Thanks to its nuclear heritage, ORNL is a world leader in the production of isotopes for medical purposes and research. The lab’s High Flux Isotope Reactor (HFIR) and Radiochemical Engineering Development Center (REDC) together provide the western world’s sole supply of californium-252, an isotope instrumental in a wide variety of uses including cancer therapy, oil exploration, and explosives detection. In fact, isotopes produced at HFIR have contributed to the discovery of seven new elements in the periodic table. Another isotope that can only be produced at HFIR, Nickel-63, is used to detect explosives and drugs at airports and other sensitive locations around the world.

The laboratory also provides leadership in the full spectrum of the nuclear fuel cycle, from fuel development to storage of used fuel. With government, industrial, and academic partners, ORNL researchers are using simulations and modeling to determine safe, efficient ways to extend the lives of nuclear reactors. Much of this work is accomplished through the ORNL-hosted partnership of government, academia, and industry called CASL (the Consortium for Advanced Simulation of Light Water Reactors). CASL is using the lab’s supercomputers and advanced modeling and simulation techniques to learn how to safely extend the life of reactors and implement new technology that’s more efficient and safer to use. ORNL’s expertise also supports national security through nuclear forensics, nuclear material detection, and fuel-cycle signature analysis.

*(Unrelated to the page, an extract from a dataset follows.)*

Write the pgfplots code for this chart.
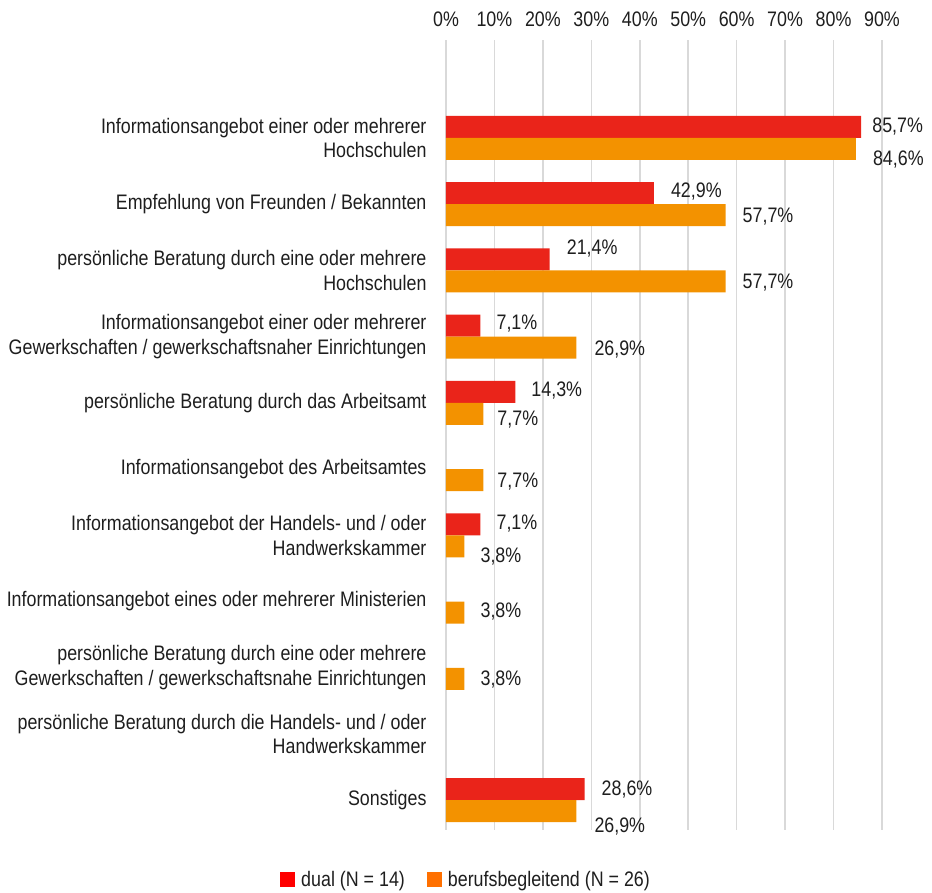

Fusion energy is another scientific focal point at ORNL, which manages the US contribution to ITER, the international effort to demonstrate fusion’s power-generating potential. When the ITER demonstration reactor comes online, the project will confirm the feasibility of fusion energy—a technology that emits no greenhouse gases, presents no risk of meltdown, produces no long-lived high-level radioactive waste, and offers no potential for nuclear proliferation. ORNL fusion R&D work in plasma physics, fusion reactor materials, plasma materials interactions, plasma heating, and fuel pellet injection technologies is paving the way beyond ITER toward a workable fusion power reactor that will serve future generations.

For scientists interested in advancing nuclear science and technology, Oak Ridge is a premier career option. We have an unmatched combination of computing, reactor, radiochemical and materials research facilities. We also have a vision for new reactor technologies and solving real world problems in the area of nuclear science and engineering. For researchers motivated to build new nuclear technologies, ORNL offers a rewarding and scientifically stimulating environment.